There’s no doubt about it, being a Project Manager is tough work!
This week, we share some expert tips on how you can get your team under control while maximizing efficiency on any project:
It’s easy for a project to get out of control. Establishing touch points for certain project deadlines are important, but it’s easy to forget to monitor costs, quality, as well as the emotional states of everyone involved.
Keep Up with Current Trends
Most successful Project Managers will tell you that the willingness to learn is one of the main reasons for their success. By keeping up with current trends and changes, and an openness to new ideas, professional development and learning should never stops for anyone on the team.
Know your Team
This goes far beyond the scope of communication. While successful project managers need to know how to communicate with the personalities in the team, it is equally important to know their strengths, challenges and limitations. This will enable the PM to assess project scope and timelines, anticipate challenges and how to achieve the end result. Just important as knowing your team along the way, it’s important to know your team at the beginning of a project. By knowing the skills and limitations of your team, you will be able to avoid the common problem of over-optimism and provide stakeholders with a project model that you actually obtain.
Include Stakeholders in Important Conversations
Good communication is crucial to keeping all parties informed on project progression, scope and changing requirements. Strong communication and established touchpoints help to relieve stakeholder uncertainty and helps establish timelines and boundaries with the client. It also helps to identify possible risks as well as company values.

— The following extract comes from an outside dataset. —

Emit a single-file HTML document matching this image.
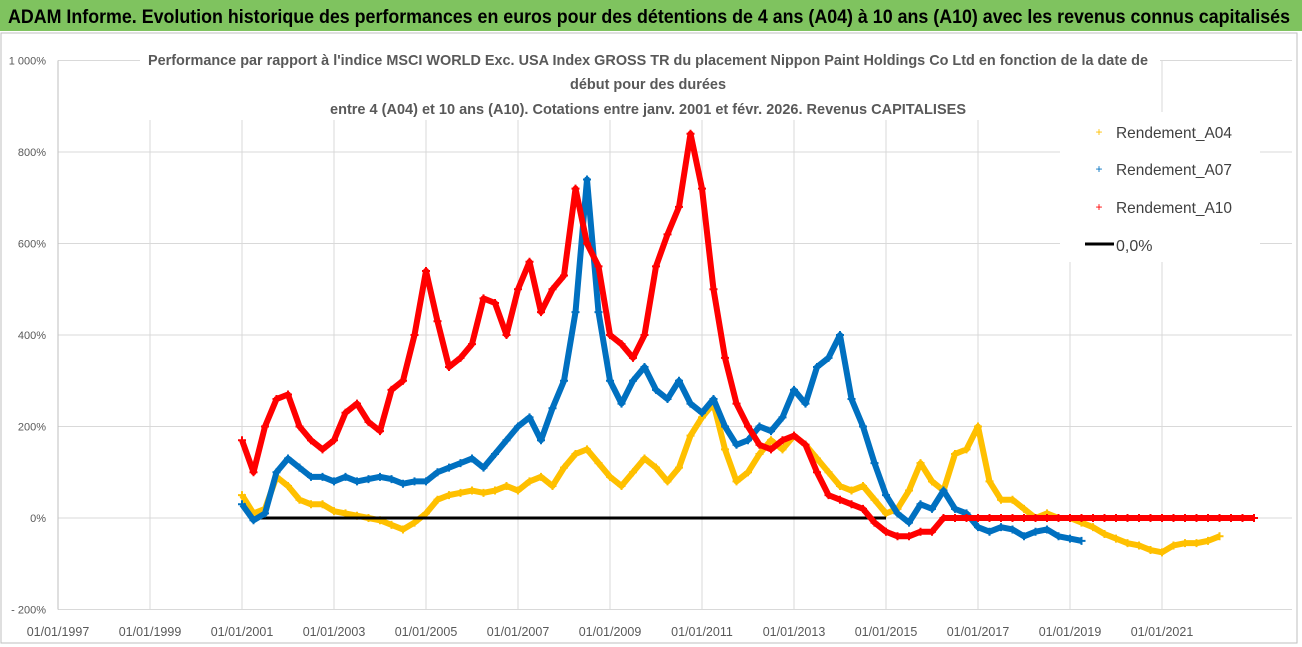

Pay attention to warning signs such as missed deadlines, or exceeding costs. While not all setbacks can be avoided, crisis management skills are critical to being able to handle the unexpected. The best project managers are flexible, rational, and are great improvisers.
Avoid the Bad Actor Fallacy
A common mistake for project managers is to assume that any one person is the single likely cause of a problem. It’s an easy mistake to make though. Many team members may contribute to a problem, and the entire performance of the team should be consistently evaluated and monitored.
The Fungibility Fallacy
A common problem associated with time management falls into a simple math equation:
1 person = 1 hour of output
This implies that we can easily substitute one person for another, overlooking the facts that team members have distinguishable skills. This can cost time and money when too many (or two few people) are on the floor without the right combination of expertise.
Don’t Forget the End Result
Many project managers are caught up in their own ideas and lose the main objective of the client in the process. Successful project management involves a plan that leads back to the overall goal of success for the organization. A project map complete with milestones, check-ins and requirement lists are all valuable tools for planning and project maintenance.